++++ Data extract
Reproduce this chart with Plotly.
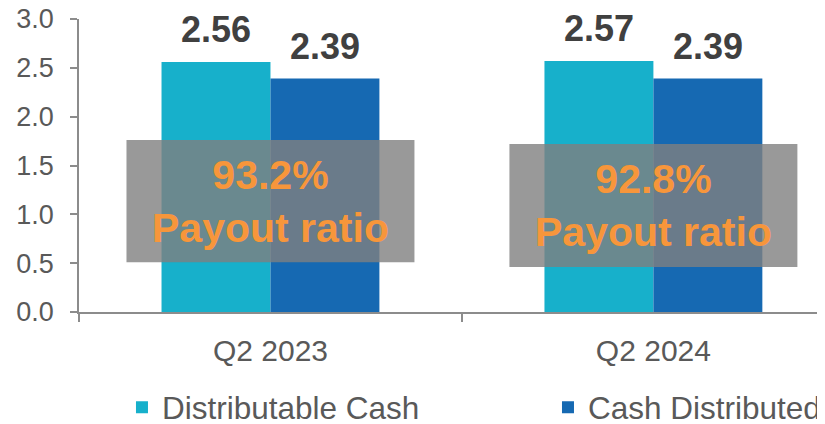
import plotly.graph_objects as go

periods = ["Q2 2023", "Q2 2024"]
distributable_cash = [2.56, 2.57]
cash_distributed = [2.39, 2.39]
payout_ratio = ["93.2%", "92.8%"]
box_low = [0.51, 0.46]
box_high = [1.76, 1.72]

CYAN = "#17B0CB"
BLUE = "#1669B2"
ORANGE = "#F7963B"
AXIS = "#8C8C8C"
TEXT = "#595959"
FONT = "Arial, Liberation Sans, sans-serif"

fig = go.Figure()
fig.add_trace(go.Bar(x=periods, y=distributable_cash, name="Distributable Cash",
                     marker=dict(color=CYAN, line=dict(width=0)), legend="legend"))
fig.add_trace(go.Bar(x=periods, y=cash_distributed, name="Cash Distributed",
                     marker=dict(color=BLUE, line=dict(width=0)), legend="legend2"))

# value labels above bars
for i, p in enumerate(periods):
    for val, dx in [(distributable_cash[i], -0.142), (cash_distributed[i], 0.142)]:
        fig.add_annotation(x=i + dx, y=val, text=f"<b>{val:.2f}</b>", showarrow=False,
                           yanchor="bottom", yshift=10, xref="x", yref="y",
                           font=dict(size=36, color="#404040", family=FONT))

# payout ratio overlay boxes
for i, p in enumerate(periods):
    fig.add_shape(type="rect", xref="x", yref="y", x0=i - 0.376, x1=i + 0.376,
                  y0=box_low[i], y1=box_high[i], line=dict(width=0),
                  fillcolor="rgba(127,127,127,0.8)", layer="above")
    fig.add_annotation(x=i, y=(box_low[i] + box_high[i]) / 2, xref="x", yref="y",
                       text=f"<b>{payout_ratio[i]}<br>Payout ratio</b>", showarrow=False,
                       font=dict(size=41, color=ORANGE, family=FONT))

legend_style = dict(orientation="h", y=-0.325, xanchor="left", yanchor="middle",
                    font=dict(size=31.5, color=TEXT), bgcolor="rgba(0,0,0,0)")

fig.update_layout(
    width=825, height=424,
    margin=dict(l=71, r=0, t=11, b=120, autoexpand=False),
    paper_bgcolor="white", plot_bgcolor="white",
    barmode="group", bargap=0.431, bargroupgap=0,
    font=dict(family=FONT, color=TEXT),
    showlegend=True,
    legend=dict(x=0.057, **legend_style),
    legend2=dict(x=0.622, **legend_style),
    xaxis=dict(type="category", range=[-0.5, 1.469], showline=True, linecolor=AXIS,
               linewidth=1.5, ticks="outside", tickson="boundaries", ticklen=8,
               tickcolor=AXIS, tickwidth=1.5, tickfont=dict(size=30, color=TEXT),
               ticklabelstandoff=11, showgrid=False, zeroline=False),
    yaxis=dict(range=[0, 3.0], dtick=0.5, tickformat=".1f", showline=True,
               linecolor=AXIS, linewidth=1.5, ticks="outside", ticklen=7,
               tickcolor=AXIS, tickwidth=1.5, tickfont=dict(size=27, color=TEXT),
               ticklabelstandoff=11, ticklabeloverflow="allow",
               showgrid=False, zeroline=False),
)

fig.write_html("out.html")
++++++++
*Task to complete*.
From the material above, copy everything exactly but the pictures.

*Complete response*.
Reproduce this chart with Plotly.
import plotly.graph_objects as go

periods = ["Q2 2023", "Q2 2024"]
distributable_cash = [2.56, 2.57]
cash_distributed = [2.39, 2.39]
payout_ratio = ["93.2%", "92.8%"]
box_low = [0.51, 0.46]
box_high = [1.76, 1.72]

CYAN = "#17B0CB"
BLUE = "#1669B2"
ORANGE = "#F7963B"
AXIS = "#8C8C8C"
TEXT = "#595959"
FONT = "Arial, Liberation Sans, sans-serif"

fig = go.Figure()
fig.add_trace(go.Bar(x=periods, y=distributable_cash, name="Distributable Cash",
                     marker=dict(color=CYAN, line=dict(width=0)), legend="legend"))
fig.add_trace(go.Bar(x=periods, y=cash_distributed, name="Cash Distributed",
                     marker=dict(color=BLUE, line=dict(width=0)), legend="legend2"))

# value labels above bars
for i, p in enumerate(periods):
    for val, dx in [(distributable_cash[i], -0.142), (cash_distributed[i], 0.142)]:
        fig.add_annotation(x=i + dx, y=val, text=f"<b>{val:.2f}</b>", showarrow=False,
                           yanchor="bottom", yshift=10, xref="x", yref="y",
                           font=dict(size=36, color="#404040", family=FONT))

# payout ratio overlay boxes
for i, p in enumerate(periods):
    fig.add_shape(type="rect", xref="x", yref="y", x0=i - 0.376, x1=i + 0.376,
                  y0=box_low[i], y1=box_high[i], line=dict(width=0),
                  fillcolor="rgba(127,127,127,0.8)", layer="above")
    fig.add_annotation(x=i, y=(box_low[i] + box_high[i]) / 2, xref="x", yref="y",
                       text=f"<b>{payout_ratio[i]}<br>Payout ratio</b>", showarrow=False,
                       font=dict(size=41, color=ORANGE, family=FONT))

legend_style = dict(orientation="h", y=-0.325, xanchor="left", yanchor="middle",
                    font=dict(size=31.5, color=TEXT), bgcolor="rgba(0,0,0,0)")

fig.update_layout(
    width=825, height=424,
    margin=dict(l=71, r=0, t=11, b=120, autoexpand=False),
    paper_bgcolor="white", plot_bgcolor="white",
    barmode="group", bargap=0.431, bargroupgap=0,
    font=dict(family=FONT, color=TEXT),
    showlegend=True,
    legend=dict(x=0.057, **legend_style),
    legend2=dict(x=0.622, **legend_style),
    xaxis=dict(type="category", range=[-0.5, 1.469], showline=True, linecolor=AXIS,
               linewidth=1.5, ticks="outside", tickson="boundaries", ticklen=8,
               tickcolor=AXIS, tickwidth=1.5, tickfont=dict(size=30, color=TEXT),
               ticklabelstandoff=11, showgrid=False, zeroline=False),
    yaxis=dict(range=[0, 3.0], dtick=0.5, tickformat=".1f", showline=True,
               linecolor=AXIS, linewidth=1.5, ticks="outside", ticklen=7,
               tickcolor=AXIS, tickwidth=1.5, tickfont=dict(size=27, color=TEXT),
               ticklabelstandoff=11, ticklabeloverflow="allow",
               showgrid=False, zeroline=False),
)

fig.write_html("out.html")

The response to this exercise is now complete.